Protests in some countries might be mild and orderly, or put little pressure to the government and mostly ignored - but this wouldn't necessarily be a sign that the government is more open to protest, just that protests happen to be more "for show" than threatening.
It's also about the culture of police violence. In the US citizen life is cheaper (and one would guess, in China too), judging from the number of police shootings alone, and the excessive police force used for everything and anything, that to have deaths in a protest/riot etc is kinda taken as granted or "the way things are". This extends to protest cop behavior.
In some countries mild or even heavy violence would be tolerated, but a single death in a demonstration could cause resignations or bring down a government. So there are countries with tons of protests for decades involving 10s or 100s of thousands without a single death (mine didn't have a protest death for ages, despite tons of protests and violent clashes and supression by the police), and countries where a protest can turn into deadly suppression almost immediately (e.g. some Latin American countries).
That would likely be even more extreme, wouldn't it? As far as I remember, the protests in HK were massive (as in 5-10% of the population in a single event).
I wasn't aware that there was a single protest event that included 10s of millions of people in the US. If you count all people that were involved in any protest during the last year, I'd expect the numbers in HK to be significantly higher still.
It's also not a competition, nobody is trying to diminish the US protests, but I don't think that events of a similar magnitude would have gone down as peaceful in the US.
Please don't post unsubstantive and/or flamebait comments to HN, and especially please don't take threads further into nationalistic and ideological flamewar.
Comments like this point discussion in extremely predictable, tedious, and nasty directions.
How is this a CCP talking point? If anything, the fact that Western HN commenters can't differentiate Hong Kong and the CCP actually paints the CCP as less violent than they actually are.
> the fact that Western HN commenters can't differentiate Hong Kong and the CCP
This is not a fact. Do you have a citation?
edit: it's also a pretty vague statement that could be satisfied by finding any two people who "can't differentiate" between HK and the CCP. You didn't say "the majority of Western HN commenters".
> The comment I replied to was equating my defense of the Hong Kong police as "a CCP talking point." How else am I supposed to interpret it?

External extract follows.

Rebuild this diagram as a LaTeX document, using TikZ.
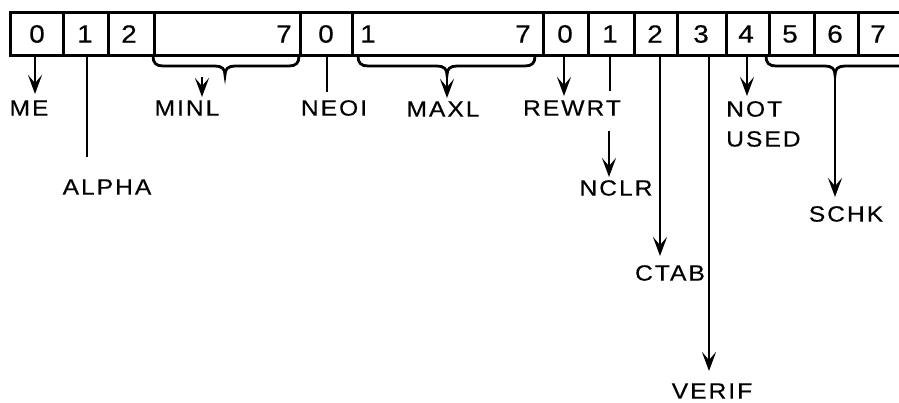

Not as equating HK with the CCP?
You wrote "How is this a CCP talking point?". I don't know if touting "only 2 deaths by HK police" is or isn't a CCP talking point, but it ignores the question of how many HK residents were extradited[0] to the mainland, never to be heard from again. So omitting that discussion makes it a statement favorable to the CCP (or at least neutral).
[0] if you even want to call the process "extradition" and not straight up "abduction"
Also, the top comment who replied to me is using a single cherry picked clip of an officer speaking a couple Mandarin words as evidence that Hong Kong police are secretly CCP.
> I don't know if touting "only 2 deaths by HK police" is or isn't a CCP talking point, but it ignores the question of how many HK residents were extradited[0] to the mainland, never to be heard from again.
I explained why the film wasn't overly harsh to the Hong Kong police. This has nothing to do with the extradition bill.
Unfortunately it's like sports teams. People's lenses are colored by which team they're on, and it's hard to be objective.
I'm actually sad that the one country two systems experiment looks like it's over, at least the political side, not the economic side. But you can't run a city if there are months of people rioting on the streets.